The Nomura India Business Resumption Index fell to 113.0 for the week ending December 5 from 113.9 in the prior week, primarily reflecting a fall in the Apple driving index by 4.8 percentage points (pp), and in power demand by 5.4 per cent w-o-w from 1.2 per cent previously.

Outside these, Google workplace and retail and recreation indices rose by 4.0pp and 0.4pp respectively, and labour participation rate remained flat at ~40.5 per cent.

"Mobility indicators may start to taper in the coming weeks. India has detected 21 Omicron cases so far, and while overall cases are low, close monitoring is warranted, as mobility had risen above pre-pandemic levels in November, while the fully vaccinated are only 35% of the population. Enhanced border restrictions and testing may also cause increased public caution, weighing on services," Nomura said.

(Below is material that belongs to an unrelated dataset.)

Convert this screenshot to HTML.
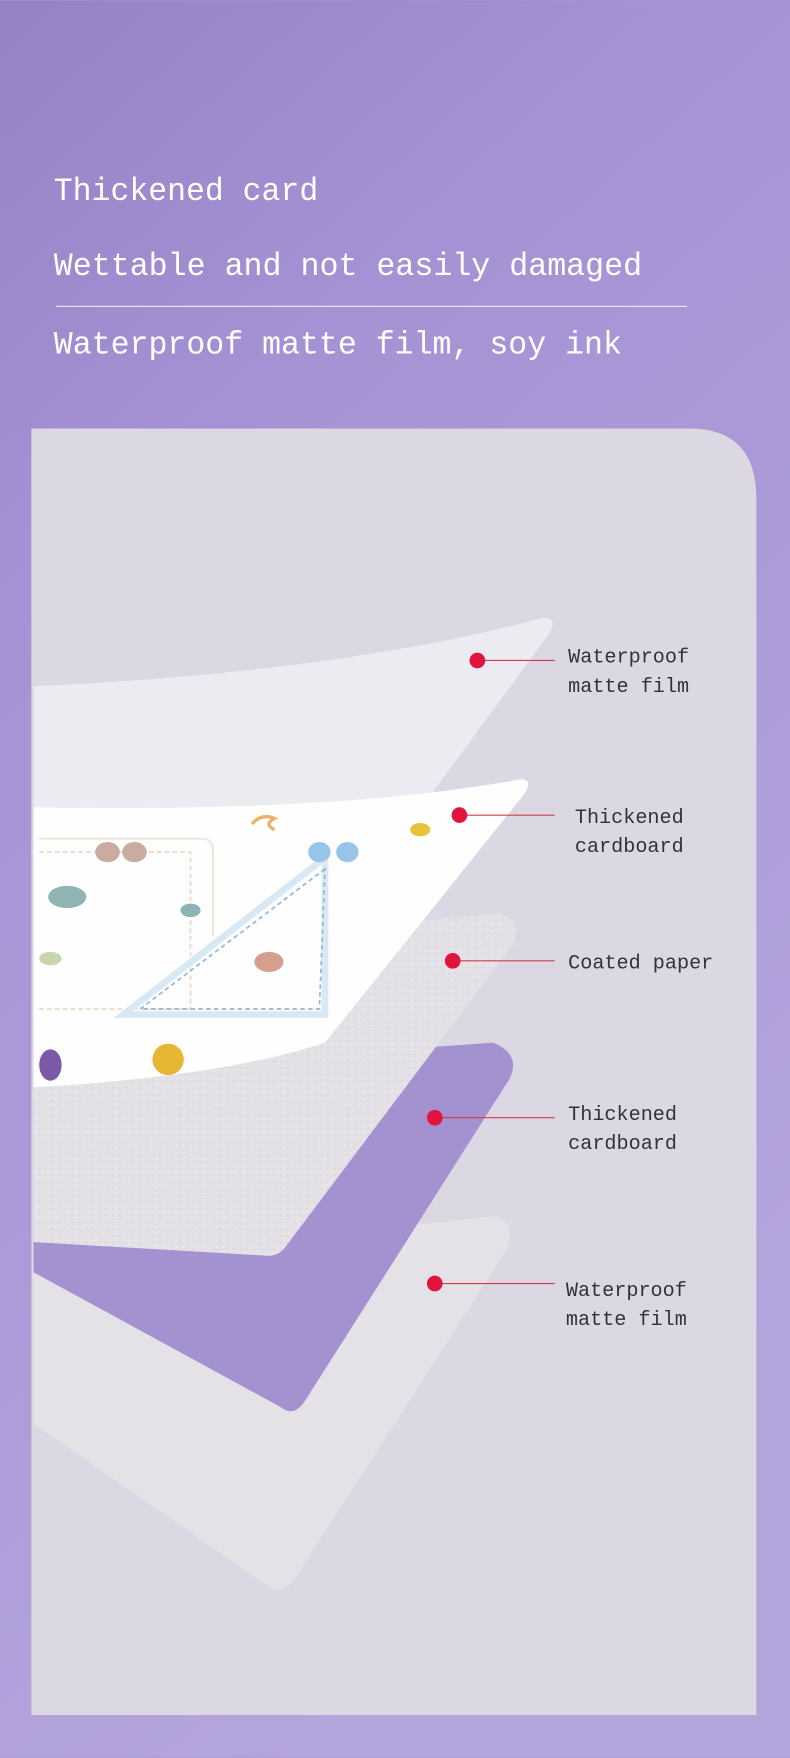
<!DOCTYPE html>
<html><head><meta charset="utf-8"><style>
html,body{margin:0;padding:0}
body{width:790px;height:1758px;overflow:hidden;background:#a794d4}
svg{display:block}
</style></head><body>
<svg width="790" height="1758" viewBox="0 0 705 1568" xmlns="http://www.w3.org/2000/svg">
<defs>
<linearGradient id="bg" x1="0" y1="0" x2="0.4" y2="1">
<stop offset="0" stop-color="#9581c4"/><stop offset="0.3" stop-color="#a592d4"/><stop offset="1" stop-color="#b5a5dd"/>
</linearGradient>
<pattern id="gl" width="6" height="6" patternUnits="userSpaceOnUse">
<rect width="6" height="6" fill="#e3e0e6"/><rect x="1" y="2" width="1" height="1" fill="#f4f2f6"/><rect x="4" y="4" width="1" height="1" fill="#d2cdd6"/><rect x="3" y="0" width="1" height="1" fill="#ecebf0"/>
</pattern>
</defs>
<rect width="705" height="1568" fill="url(#bg)"/>
<g font-family="'Liberation Mono',monospace" fill="#fff" font-size="29">
<text x="48" y="178" textLength="236" lengthAdjust="spacingAndGlyphs">Thickened card</text>
<text x="48" y="245" textLength="525" lengthAdjust="spacingAndGlyphs">Wettable and not easily damaged</text>
<text x="48" y="315" textLength="507" lengthAdjust="spacingAndGlyphs">Waterproof matte film, soy ink</text>
</g>
<line x1="50" y1="273" x2="613" y2="273" stroke="#e8e0f5" stroke-width="1.2"/>
<path d="M28 382 H615 Q675 382 675 445 V1530 H28 Z" fill="#dcd8e3"/>
<path d="M30 1130 L440 1085 Q462 1090 452 1115 L262 1410 Q250 1425 235 1412 L30 1270 Z" fill="#e5e2e7"/>
<path d="M30 960 L440 930 Q465 940 455 962 L272 1250 Q262 1265 250 1255 L30 1135 Z" fill="#a491d0"/>
<path d="M30 850 L445 815 Q468 820 458 842 L255 1112 Q248 1122 235 1120 L30 1108 Z" fill="url(#gl)"/>
<path d="M30 612 Q300 600 485 551 Q498 551 490 565 L380 715 L30 730 Z" fill="#ecebf1"/>
<path d="M30 720 Q300 725 465 695 Q476 696 468 708 L290 930 Q200 960 30 970 Z" fill="#fefefe"/>
<g fill="none" stroke-width="1.5">
<path d="M35 748 H180 Q190 748 190 758 V835" stroke="#f3dfcf"/>
<path d="M35 760 H170 V900 H35" stroke="#f0d6c0" stroke-dasharray="4 3"/>
<path d="M290 765 L110 905 H290 Z" stroke="#d9e9f3" stroke-width="6"/>
<path d="M290 775 L125 900 H285 Z" stroke="#8fb8d6" stroke-dasharray="4 3"/>
</g>
<ellipse cx="96" cy="760" rx="11" ry="9" fill="#c9ab9f"/><ellipse cx="120" cy="760" rx="11" ry="9" fill="#c9ab9f"/>
<ellipse cx="285" cy="760" rx="10" ry="9" fill="#97c5ea"/><ellipse cx="310" cy="760" rx="10" ry="9" fill="#97c5ea"/>
<ellipse cx="60" cy="800" rx="17" ry="10" fill="#8fb4b4"/><ellipse cx="170" cy="812" rx="9" ry="6" fill="#8fb4b4"/>
<ellipse cx="45" cy="855" rx="10" ry="6" fill="#c8d6b0"/><ellipse cx="240" cy="858" rx="13" ry="9" fill="#d4a08d"/>
<circle cx="150" cy="945" r="14" fill="#e7b734"/><ellipse cx="45" cy="950" rx="10" ry="14" fill="#7a5aa8"/>
<ellipse cx="375" cy="740" rx="9" ry="6" fill="#e5c43a"/><path d="M225 735 q8 -10 20 -5 q-10 5 0 10" stroke="#eab26a" stroke-width="3" fill="none"/>
<g stroke="#d43a4e" stroke-width="1"><line x1="426" y1="589" x2="495" y2="589"/><line x1="410" y1="727" x2="495" y2="727"/><line x1="404" y1="857" x2="495" y2="857"/><line x1="388" y1="997" x2="495" y2="997"/><line x1="388" y1="1145" x2="495" y2="1145"/></g>
<g fill="#e0143c"><circle cx="426" cy="589" r="7"/><circle cx="410" cy="727" r="7"/><circle cx="404" cy="857" r="7"/><circle cx="388" cy="997" r="7"/><circle cx="388" cy="1145" r="7"/></g>
<g font-family="'Liberation Mono',monospace" fill="#333" font-size="18">
<text x="507" y="591">Waterproof</text><text x="507" y="617">matte film</text>
<text x="513" y="734">Thickened</text><text x="513" y="760">cardboard</text>
<text x="507" y="864">Coated paper</text>
<text x="507" y="999">Thickened</text><text x="507" y="1025">cardboard</text>
<text x="505" y="1156">Waterproof</text><text x="505" y="1182">matte film</text>
</g>
</svg>
</body></html>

"Experience suggests that virus waves have a negative impact on growth, but also lead to higher inflation, due to disruptions to supply chains. Consequently, we maintain our base case view that the RBI will normalize the reverse repo rate fully by 40bp at its MPC meeting this week, as economies are learning to live with the virus, GDP is back to pre-pandemic levels, and core inflation is near 6 per cent. Nevertheless, we attach a 30 per cent probability of a partial hike of 15-20bp and 15 per cent probability of status quo," it added.